Vor noch nicht allzu langer Zeit war ich auf einem Investmentseminar. Wie immer war die Stimmung zu Beginn eines Seminars abwartend und beobachtend. Ein ganzer Raum voller Männer und Frauen, die eine Antwort auf „die“ Frage bekommen möchten: „Wie kann ich finanziell sorgenfrei leben?“
Als der Seminarleiter begann, vermutete ich gleich wieder eine der üblichen Vorstellungen wie: “Ich heiße … Ich bin … und ich bin kompetent, weil …“. Ganz gegen meine Erwartung stellte uns der Seminarleiter lediglich eine Frage: „Wer von Ihnen investiert bereits in Anlagemöglichkeiten?“ So ziemlich alle hoben die Hand.
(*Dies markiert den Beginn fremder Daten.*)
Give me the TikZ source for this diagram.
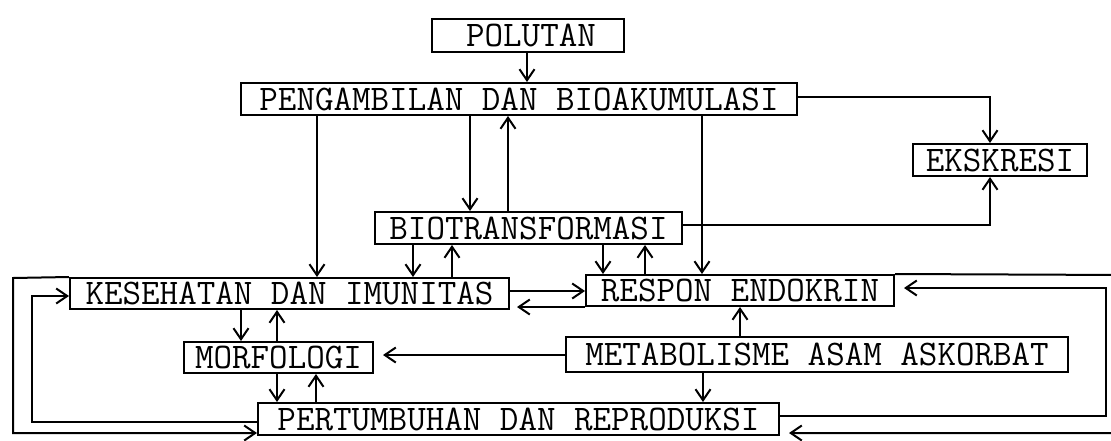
\documentclass[tikz,border=0pt]{standalone}
\usetikzlibrary{arrows.meta}
\tikzset{
  blok/.style={draw, line width=2pt, inner sep=0pt, minimum height=32pt,
    font=\fontsize{36}{40}\selectfont\ttfamily},
  arr/.style={-{Straight Barb[length=11pt,width=15pt]}, line width=2pt}
}
\begin{document}
\begin{tikzpicture}[x=1pt,y=-1pt]
\useasboundingbox (0,0) rectangle (1111,440);

\node[blok, minimum width=192pt, minimum height=33pt] (pol) at (528,35.5) {\hspace*{6pt}POLUTAN};
\node[blok, minimum width=556pt] (peng) at (519,99) {PENGAMBILAN DAN BIOAKUMULASI};
\node[blok, minimum width=174pt] (eks) at (1000,160) {EKSKRESI};
\node[blok, minimum width=307pt] (bio) at (528.5,228) {BIOTRANSFORMASI};
\node[blok, minimum width=439pt, minimum height=31pt] (kes) at (289.5,293.5) {KESEHATAN DAN IMUNITAS};
\node[blok, minimum width=308pt, minimum height=31pt] (res) at (740,290.5) {RESPON ENDOKRIN};
\node[blok, minimum width=189pt, minimum height=31pt] (morf) at (278.5,357.5) {MORFOLOGI};
\node[blok, minimum width=502pt, minimum height=35pt] (met) at (817,354.5) {METABOLISME ASAM ASKORBAT};
\node[blok, minimum width=521pt] (pert) at (518.5,419) {PERTUMBUHAN DAN REPRODUKSI};

\foreach \a/\b/\x in {pol/peng/527, peng/kes/317, peng/bio/470, peng/res/702,
  bio/kes/413, bio/res/603, kes/morf/241, morf/pert/277, met/pert/703}
  \draw[arr] (\a.south -| \x,0) -- (\b.north -| \x,0);
\foreach \a/\b/\x in {bio/peng/508, kes/bio/452, res/bio/645,
  morf/kes/277, pert/morf/316, met/res/740}
  \draw[arr] (\a.north -| \x,0) -- (\b.south -| \x,0);

\draw[arr] (kes.east |- 0,291) -- (res.west |- 0,291);
\draw[arr, shorten >=7pt] (res.south west) -- (kes.east |- res.south west);
\draw[arr, shorten >=9pt] (met.west |- 0,355) -- (morf.east |- 0,355);

\draw[arr] (peng.east |- 0,97) -| (990,0 |- eks.north);
\draw[arr] (bio.east |- 0,225) -| (990,0 |- eks.south);

\draw[arr] (pert.west |- 0,422) -- (32,422) |- (kes.west |- 0,296);
\draw[arr] (kes.north west) -- (13,278) |- (pert.west |- 0,433);
\draw[arr, shorten >=9pt] (pert.east |- 0,416) -- (1106,416) |- (res.east |- 0,288);
\draw[arr, shorten >=9pt] (res.north east) -- (1125,275) |- (pert.east |- 0,433);

\end{tikzpicture}
\end{document}
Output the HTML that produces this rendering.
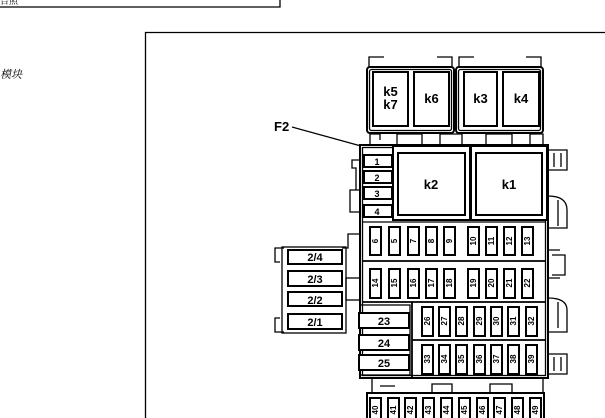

Ich auch. Dann fragte er: „Wer von Ihnen lässt sich bei Banken beraten?“ Wieder hoben fast alle die Hand. Ich ebenfalls. Dann stellte er die Frage, die ich nie wieder in meinem Leben vergessen werde: „Und wer von Ihnen wird von einem reichen Banker beraten, einem wirklich reichen Banker?“
Kein einziger hob seine Hand. Betroffenheit inklusive.
Diese eine letzte Frage lässt sich auf viele Bereiche des Lebens übertragen.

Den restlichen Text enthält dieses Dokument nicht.